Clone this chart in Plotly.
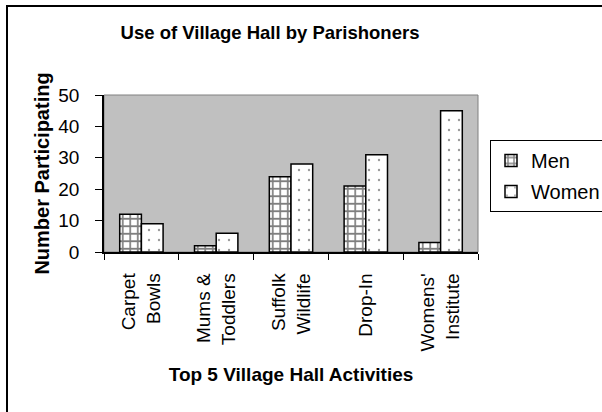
import plotly.graph_objects as go

categories = ["Carpet<br>Bowls", "Mums &<br>Toddlers", "Suffolk<br>Wildlife", "Drop-In", "Womens'<br>Institute"]
men = [12, 2, 24, 21, 3]
women = [9, 6, 28, 31, 45]
y_ticks = [0, 10, 20, 30, 40, 50]

FONT = "Liberation Sans, Arial, sans-serif"

fig = go.Figure()
fig.add_trace(go.Bar(
    x=categories, y=men, name="Men", legendgroup="men",
    marker=dict(color="white", line=dict(color="black", width=1.5),
                pattern=dict(shape="+", fgcolor="black", bgcolor="white", size=7.5, solidity=0.4)),
))
fig.add_trace(go.Bar(
    x=categories, y=women, name="Women", legendgroup="women",
    marker=dict(color="white", line=dict(color="black", width=1.5),
                pattern=dict(shape=".", fgcolor="#333333", bgcolor="white", size=10, solidity=0.045)),
))

W, H = 602, 412
L, R, T, B = 104, 124, 95, 160
pw, ph = W - L - R, H - T - B

def px_x(p):
    return (p - L) / pw

def px_y(p):
    return (H - B - p) / ph

fig.update_layout(
    width=W, height=H,
    margin=dict(l=L, r=R, t=T, b=B, pad=0, autoexpand=False),
    paper_bgcolor="white", plot_bgcolor="#C0C0C0",
    barmode="group", bargap=0.42, bargroupgap=0,
    font=dict(family=FONT, color="black", size=19),
    title=dict(text="<b>Use of Village Hall by Parishoners</b>", font=dict(size=18.5),
               x=270 / W, xanchor="center", y=1 - 33 / H, yanchor="middle"),
    legend=dict(x=px_x(490), xanchor="left", y=px_y(140), yanchor="top",
                bordercolor="black", borderwidth=1, bgcolor="white",
                font=dict(size=20), tracegroupgap=2, itemwidth=30),
    xaxis=dict(showline=True, linecolor="black", linewidth=1.5, ticks="outside",
               ticklen=6, tickcolor="black", tickangle=-90, tickfont=dict(size=19),
               showgrid=False, tickson="boundaries", ticklabelstandoff=12, automargin=False,
               title=dict(text="<b>Top 5 Village Hall Activities</b>", font=dict(size=19), standoff=17)),
    yaxis=dict(range=[0, 50], tickvals=y_ticks, showline=True, linecolor="black", linewidth=1.5,
               ticks="outside", ticklen=7, tickcolor="black", tickfont=dict(size=19),
               showgrid=False, zeroline=False, ticklabelstandoff=12, automargin=False,
               title=dict(text="<b>Number Participating</b>", font=dict(size=20), standoff=3)),
    shapes=[
        dict(type="rect", xref="paper", yref="paper", x0=0, x1=1, y0=0, y1=1,
             line=dict(color="#808080", width=1), layer="below"),
        dict(type="rect", xref="paper", yref="paper", x0=px_x(7), x1=px_x(800), y0=px_y(6), y1=px_y(700),
             line=dict(color="black", width=2), layer="above"),
    ],
)

fig.write_html("out.html", config={"displayModeBar": False},
               post_script="document.body.style.margin='0';document.body.style.overflow='hidden';")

## Problem details
Repeat the material above verbatim. Leave the pictures behind.

## Answer to the problem
Clone this chart in Plotly.
import plotly.graph_objects as go

categories = ["Carpet<br>Bowls", "Mums &<br>Toddlers", "Suffolk<br>Wildlife", "Drop-In", "Womens'<br>Institute"]
men = [12, 2, 24, 21, 3]
women = [9, 6, 28, 31, 45]
y_ticks = [0, 10, 20, 30, 40, 50]

FONT = "Liberation Sans, Arial, sans-serif"

fig = go.Figure()
fig.add_trace(go.Bar(
    x=categories, y=men, name="Men", legendgroup="men",
    marker=dict(color="white", line=dict(color="black", width=1.5),
                pattern=dict(shape="+", fgcolor="black", bgcolor="white", size=7.5, solidity=0.4)),
))
fig.add_trace(go.Bar(
    x=categories, y=women, name="Women", legendgroup="women",
    marker=dict(color="white", line=dict(color="black", width=1.5),
                pattern=dict(shape=".", fgcolor="#333333", bgcolor="white", size=10, solidity=0.045)),
))

W, H = 602, 412
L, R, T, B = 104, 124, 95, 160
pw, ph = W - L - R, H - T - B

def px_x(p):
    return (p - L) / pw

def px_y(p):
    return (H - B - p) / ph

fig.update_layout(
    width=W, height=H,
    margin=dict(l=L, r=R, t=T, b=B, pad=0, autoexpand=False),
    paper_bgcolor="white", plot_bgcolor="#C0C0C0",
    barmode="group", bargap=0.42, bargroupgap=0,
    font=dict(family=FONT, color="black", size=19),
    title=dict(text="<b>Use of Village Hall by Parishoners</b>", font=dict(size=18.5),
               x=270 / W, xanchor="center", y=1 - 33 / H, yanchor="middle"),
    legend=dict(x=px_x(490), xanchor="left", y=px_y(140), yanchor="top",
                bordercolor="black", borderwidth=1, bgcolor="white",
                font=dict(size=20), tracegroupgap=2, itemwidth=30),
    xaxis=dict(showline=True, linecolor="black", linewidth=1.5, ticks="outside",
               ticklen=6, tickcolor="black", tickangle=-90, tickfont=dict(size=19),
               showgrid=False, tickson="boundaries", ticklabelstandoff=12, automargin=False,
               title=dict(text="<b>Top 5 Village Hall Activities</b>", font=dict(size=19), standoff=17)),
    yaxis=dict(range=[0, 50], tickvals=y_ticks, showline=True, linecolor="black", linewidth=1.5,
               ticks="outside", ticklen=7, tickcolor="black", tickfont=dict(size=19),
               showgrid=False, zeroline=False, ticklabelstandoff=12, automargin=False,
               title=dict(text="<b>Number Participating</b>", font=dict(size=20), standoff=3)),
    shapes=[
        dict(type="rect", xref="paper", yref="paper", x0=0, x1=1, y0=0, y1=1,
             line=dict(color="#808080", width=1), layer="below"),
        dict(type="rect", xref="paper", yref="paper", x0=px_x(7), x1=px_x(800), y0=px_y(6), y1=px_y(700),
             line=dict(color="black", width=2), layer="above"),
    ],
)

fig.write_html("out.html", config={"displayModeBar": False},
               post_script="document.body.style.margin='0';document.body.style.overflow='hidden';")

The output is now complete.